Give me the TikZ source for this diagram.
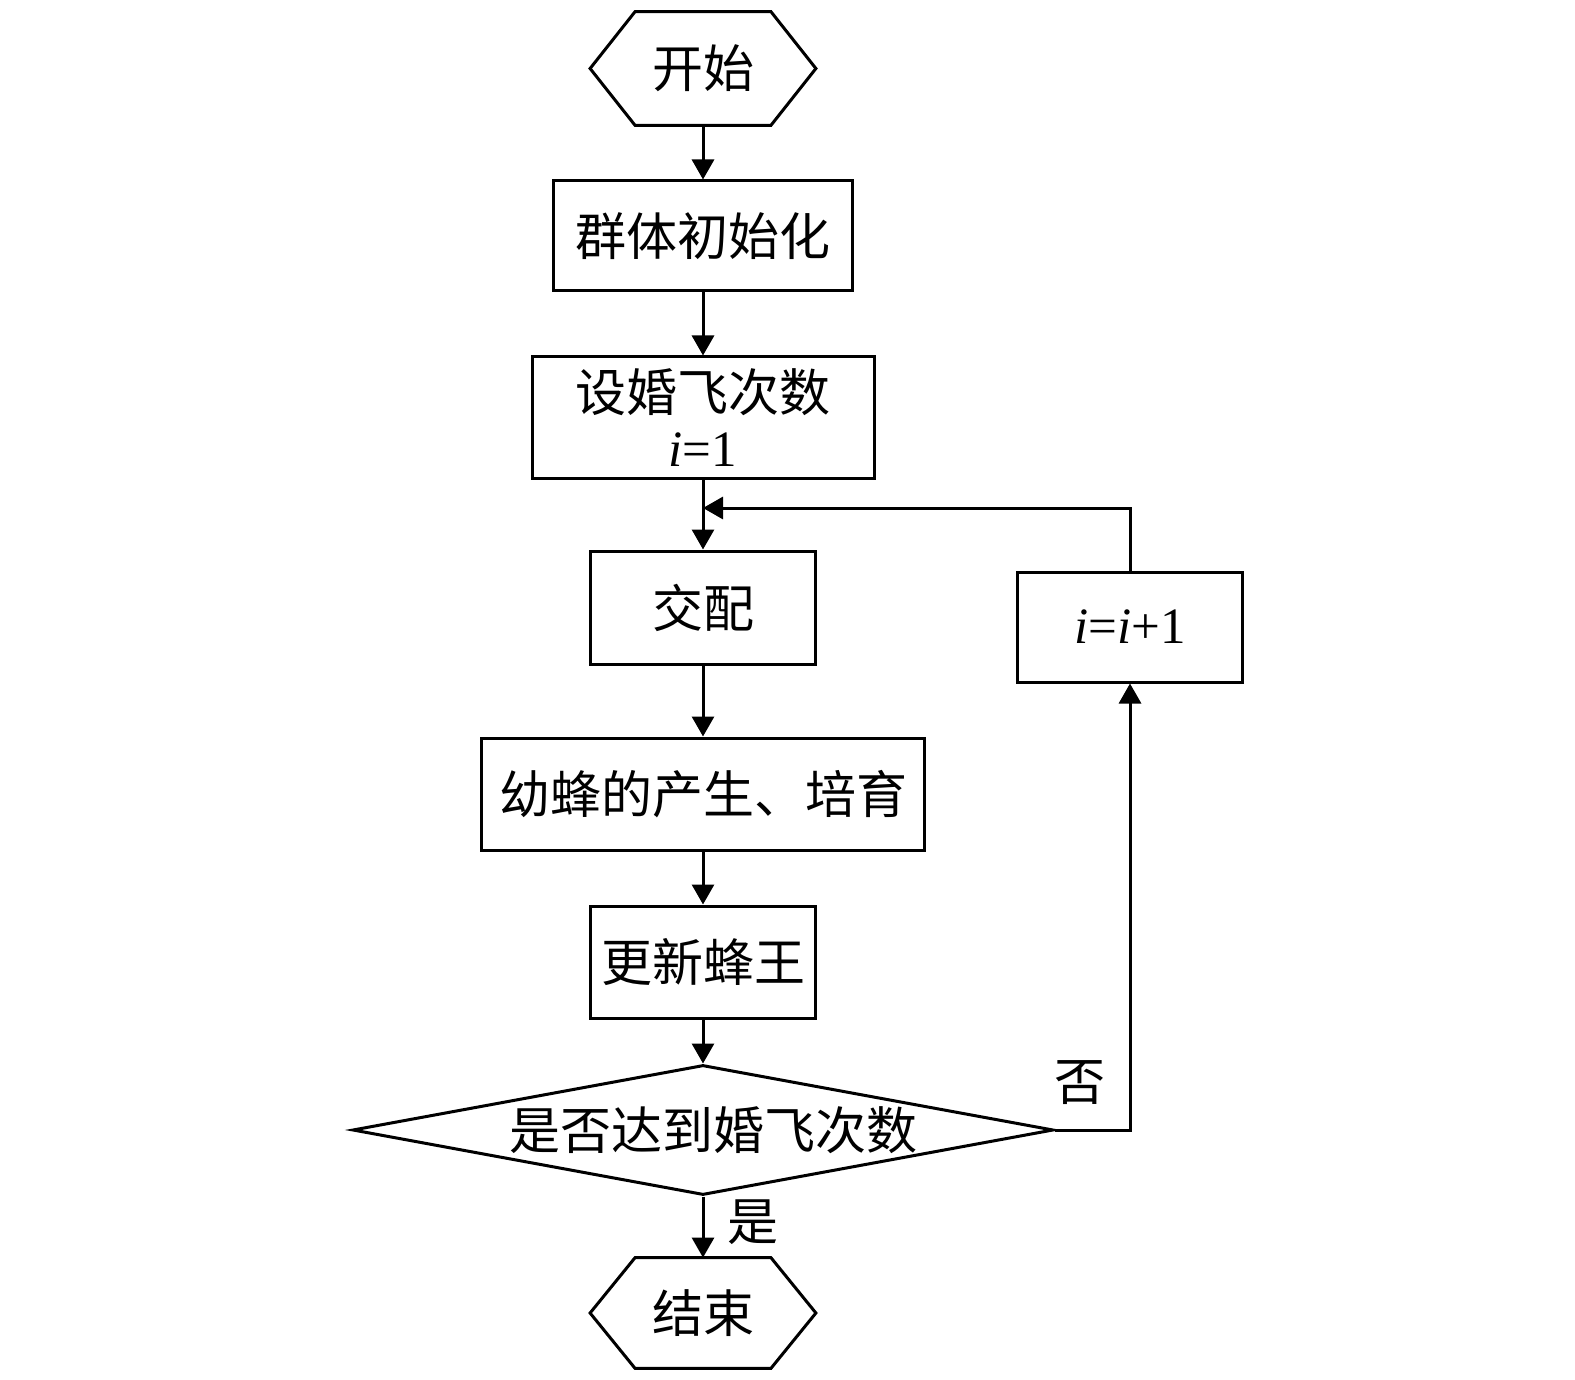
\documentclass[tikz,border=0pt]{standalone}
\usepackage{fontspec}
\setmainfont{Liberation Serif}
\newfontfamily\cjk{Noto Sans CJK SC}
\usetikzlibrary{arrows.meta,shapes.geometric}
\begin{document}
\begin{tikzpicture}[x=0.5pt,y=-0.5pt,
  box/.style={draw, line width=1.5pt, inner sep=0pt, align=center, font=\cjk\fontsize{25.5}{27.5}\selectfont},
  term/.style={inner sep=0pt, minimum width=112.5pt, font=\cjk\fontsize{25.5}{27.5}\selectfont},
  arr/.style={line width=1.5pt, -{Triangle[length=10pt,width=11pt]}},
  lbl/.style={font=\cjk\fontsize{25.5}{27.5}\selectfont, inner sep=0pt},
  hexline/.style={line width=1.5pt, line join=miter}]
\useasboundingbox (0,0) rectangle (1575,1380);

\node[term, minimum height=56.5pt] (start) at (703,68.5) {开始};
\draw[hexline] (start.west) -- ([xshift=22.5pt]start.north west) -- ([xshift=-22.5pt]start.north east) -- (start.east) -- ([xshift=-22.5pt]start.south east) -- ([xshift=22.5pt]start.south west) -- cycle;

\node[box, minimum width=149.5pt, minimum height=55pt] (b1) at (703,236) {群体初始化};
\node[box, minimum width=171pt, minimum height=60.5pt] (b2) at (703,417.5) {设婚飞次数\\[0pt]{\rmfamily\itshape i\/\upshape=1}};
\coordinate (j) at (703,508);
\node[box, minimum width=112.5pt, minimum height=56.5pt] (b3) at (703,607.5) {交配};
\node[box, minimum width=221.5pt, minimum height=56pt] (b4) at (703,794) {幼蜂的产生、培育};
\node[box, minimum width=112.5pt, minimum height=56pt] (b5) at (703,962) {更新蜂王};
\node[draw, diamond, line width=1.5pt, inner sep=0pt, aspect=5.4, minimum width=350.5pt, minimum height=65pt, font=\cjk\fontsize{25.5}{27.5}\selectfont] (d) at (703,1130) {\hspace{10pt}是否达到婚飞次数};
\node[term, minimum height=55pt] (end) at (703,1313) {结束};
\draw[hexline] (end.west) -- ([xshift=22.5pt]end.north west) -- ([xshift=-22.5pt]end.north east) -- (end.east) -- ([xshift=-22.5pt]end.south east) -- ([xshift=22.5pt]end.south west) -- cycle;
\node[box, minimum width=112.5pt, minimum height=55pt] (b6) at (1130,627) {\rmfamily\itshape i\/\upshape=\itshape i\/\upshape+1};

\draw[arr] (start.south) -- (b1.north);
\draw[arr] (b1.south) -- (b2.north);
\draw[arr] (b2.south) -- (b3.north);
\draw[arr] (b3.south) -- (b4.north);
\draw[arr] (b4.south) -- (b5.north);
\draw[arr] (b5.south) -- (d.north);
\draw[arr] (d.south) -- (end.north);
\draw[arr] (d.east) -| (b6.south);
\draw[arr] (b6.north) |- (j);

\node[lbl] (yes) at (753,1222) {是};
\node[lbl] (no) at (1080,1083) {否};
\end{tikzpicture}
\end{document}
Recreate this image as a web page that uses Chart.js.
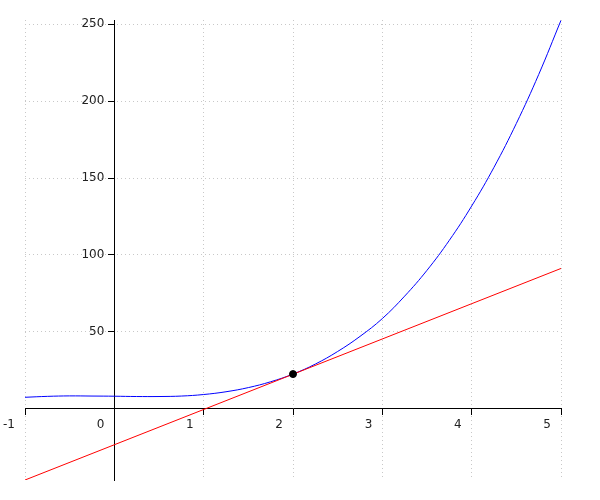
<!DOCTYPE html>
<html>
<head>
<meta charset="utf-8">
<title>Tangent</title>
<script src="https://cdn.jsdelivr.net/npm/chart.js"></script>
<style>
	body { margin: 0; background: #fff; }
	#wrap { width: 600px; height: 500px; }
</style>
</head>
<body>
<div id="wrap"><canvas id="plot" width="600" height="500"></canvas></div>
<script>
	// curve, step 0.25
	const curveX = [-1, -0.75, -0.5, -0.25, 0, 0.25, 0.5, 0.75, 1, 1.25, 1.5, 1.75, 2,
		2.25, 2.5, 2.75, 3, 3.25, 3.5, 3.75, 4, 4.25, 4.5, 4.75, 5];
	const curveY = [7.4, 8.0, 8.3, 8.2, 8.1, 7.9, 7.9, 8.2, 9.2, 11.0, 13.7, 17.5, 22.5,
		29.0, 37.2, 47.0, 58.6, 73.2, 90.0, 109.5, 131.8, 157.0, 185.5, 217.3, 252.6];
	// tangent line at x = 2
	const tangentX = [-1, 5];
	const tangentY = [-46.4, 91.2];
	const pointX = [2];
	const pointY = [22.5];
	const xTicks = [-1, 0, 1, 2, 3, 4, 5];
	const yTicks = [50, 100, 150, 200, 250];

	const toXY = (xs, ys) => xs.map((x, i) => ({x: x, y: ys[i]}));

	// y axis sits at x = 0, so its labels get drawn on the axis line; push them left
	const shiftYLabels = {
		id: 'shiftYLabels',
		afterLayout(chart) {
			const s = chart.scales.y;
			if (s._shifted) return;
			const orig = s.drawLabels;
			s.drawLabels = function (area) {
				this.ctx.save();
				this.ctx.translate(-10, 0);
				orig.call(this, area);
				this.ctx.restore();
			};
			s._shifted = true;
		}
	};

	const ctx = document.getElementById('plot').getContext('2d');
	const chart = new Chart(ctx, {
		type: 'scatter',
		data: {
			datasets: [{
				data: toXY(pointX, pointY),
				pointRadius: 3.5,
				backgroundColor: '#000',
				borderColor: '#000',
				showLine: false
			}, {
				data: toXY(tangentX, tangentY),
				borderColor: '#ff0000',
				borderWidth: 1,
				pointRadius: 0,
				showLine: true
			}, {
				data: toXY(curveX, curveY),
				borderColor: '#0000ff',
				borderWidth: 1,
				pointRadius: 0,
				showLine: true,
				tension: 0.4
			}]
		},
		options: {
			responsive: false,
			animation: false,
			devicePixelRatio: 1,
			layout: { padding: { left: 25, right: 39, top: 20, bottom: 20 } },
			plugins: { legend: { display: false }, tooltip: { enabled: false } },
			scales: {
				x: {
					type: 'linear',
					min: -1,
					max: 5,
					position: { y: 0 },
					afterBuildTicks: (s) => { s.ticks = xTicks.map(v => ({value: v})); },
					grid: { color: '#c8c8c8', tickColor: '#000', tickLength: 6, tickWidth: 1 },
					border: { color: '#000', width: 1, dash: [1, 3] },
					ticks: {
						align: 'end',
						labelOffset: -10,
						padding: 3,
						color: '#222',
						font: { family: 'DejaVu Sans', size: 12 }
					}
				},
				y: {
					type: 'linear',
					min: -46.4,
					max: 252.8,
					position: { x: 0 },
					afterBuildTicks: (s) => { s.ticks = yTicks.map(v => ({value: v})); },
					grid: { color: '#c8c8c8', tickColor: '#000', tickLength: 6, tickWidth: 1 },
					border: { color: '#000', width: 1, dash: [1, 3] },
					ticks: {
						padding: 4,
						color: '#222',
						font: { family: 'DejaVu Sans', size: 12 }
					}
				}
			}
		},
		plugins: [shiftYLabels]
	});
</script>
</body>
</html>
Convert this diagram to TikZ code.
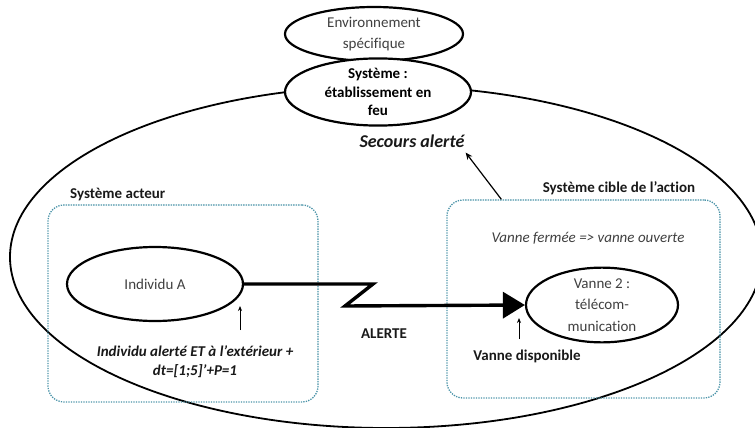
\documentclass[tikz,border=0pt]{standalone}
\usepackage{fontspec}
\setmainfont{Carlito}[Ligatures=NoCommon]
\usetikzlibrary{arrows.meta,positioning,shapes.geometric}
\definecolor{sysgray}{HTML}{404040}
\definecolor{sysdots}{HTML}{4A93A8}
\tikzset{
  sysellipse/.style={
    ellipse, draw=black, fill=white, line width=2.2pt,
    inner sep=0pt, align=center, text=sysgray,
    font=\fontsize{15}{21}\selectfont
  },
  sysouter/.style={ellipse, draw=black, line width=1.8pt, inner sep=0pt},
  sysbox/.style={
    draw=sysdots, line width=1.3pt, rounded corners=16pt,
    dash pattern=on 1.3pt off 1.2pt, inner sep=0pt
  },
  syslabel/.style={font=\fontsize{15}{19}\selectfont\bfseries, text=black!90, inner sep=1pt},
  syscond/.style={font=\fontsize{15}{19}\selectfont\bfseries\itshape, text=black!90, align=center, inner sep=1pt},
  sysnote/.style={font=\fontsize{15}{19}\selectfont\itshape, text=sysgray, inner sep=1pt},
  sysalert/.style={line width=3.4pt, line join=miter, -{Triangle[length=22pt,width=26pt]}},
  syspoint/.style={line width=0.8pt, -{Stealth[length=5pt,width=4pt]}},
  sysedge/.style={line width=1.2pt, -{Stealth[length=7pt,width=6pt]}}
}
\begin{document}
\begin{tikzpicture}[x=1pt,y=-1pt]
  \useasboundingbox (0,0) rectangle (755,428);
  \clip (0,0) rectangle (755,428);
  % outer system
  \node[sysouter,minimum width=752,minimum height=342] (etab) at (386,257) {};
  \node[sysellipse,minimum width=178,minimum height=54] (env) at (374,34) {Environnement\\spécifique};
  \node[sysellipse,minimum width=186,minimum height=64,text=black,font=\fontsize{15}{18.5}\selectfont\bfseries] (sys) at (378,92) {Système :\\établissement en\\feu};
  \node[syscond,font=\fontsize{18}{20}\selectfont\bfseries\itshape] (secours) at (412,141) {Secours alerté};

  % subsystems
  \node[sysbox,minimum width=270,minimum height=197] (acteur) at (183,303.5) {};
  \node[sysbox,minimum width=273,minimum height=198] (cible) at (583.5,299) {};
  \node[syslabel,anchor=west] (acteurlbl) at (69,194) {Système acteur};
  \node[syslabel] (ciblelbl) at (619,188) {Système cible de l’action};
  \node[sysnote] (etat) at (588,238) {Vanne fermée => vanne ouverte};

  % elements
  \node[sysellipse,minimum width=176,minimum height=74] (indiv) at (155,284) {Individu A};
  \node[sysellipse,minimum width=152,minimum height=74,font=\fontsize{15}{21.5}\selectfont] (vanne) at (602,305) {Vanne 2 :\\télécom-\\munication};

  % alert path
  \coordinate (zigA) at (373,284);
  \coordinate (zigB) at (345,306);
  \draw[sysalert] (indiv.east) -- (zigA) -- (zigB) -- (vanne.west);
  \node[syslabel] (alerte) at (384,334) {ALERTE};

  % conditions
  \coordinate (condA) at (240,330);
  \coordinate (condB) at (519,339);
  \draw[syspoint] (condA) -- ++(0,-24);
  \draw[syspoint] (condB) -- ++(0,-21);
  \node[syscond] (alerteind) at (195,362) {Individu alerté ET à l’extérieur +\\dt=[1;5]’+P=1};
  \node[syslabel] (dispo) at (527,356) {Vanne disponible};

  \draw[sysedge] ([xshift=55]cible.north west) -- ([yshift=-4]secours.south east);
\end{tikzpicture}
\end{document}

+++

Exercise instructions
From the data, list each line in which the string "this" appears.

In response
Give me the TikZ source for this diagram.
Recreate this image as a web page that uses Chart.js.
				this.ctx.save();
				this.ctx.translate(-10, 0);
				orig.call(this, area);
				this.ctx.restore();
Convert this diagram to TikZ code.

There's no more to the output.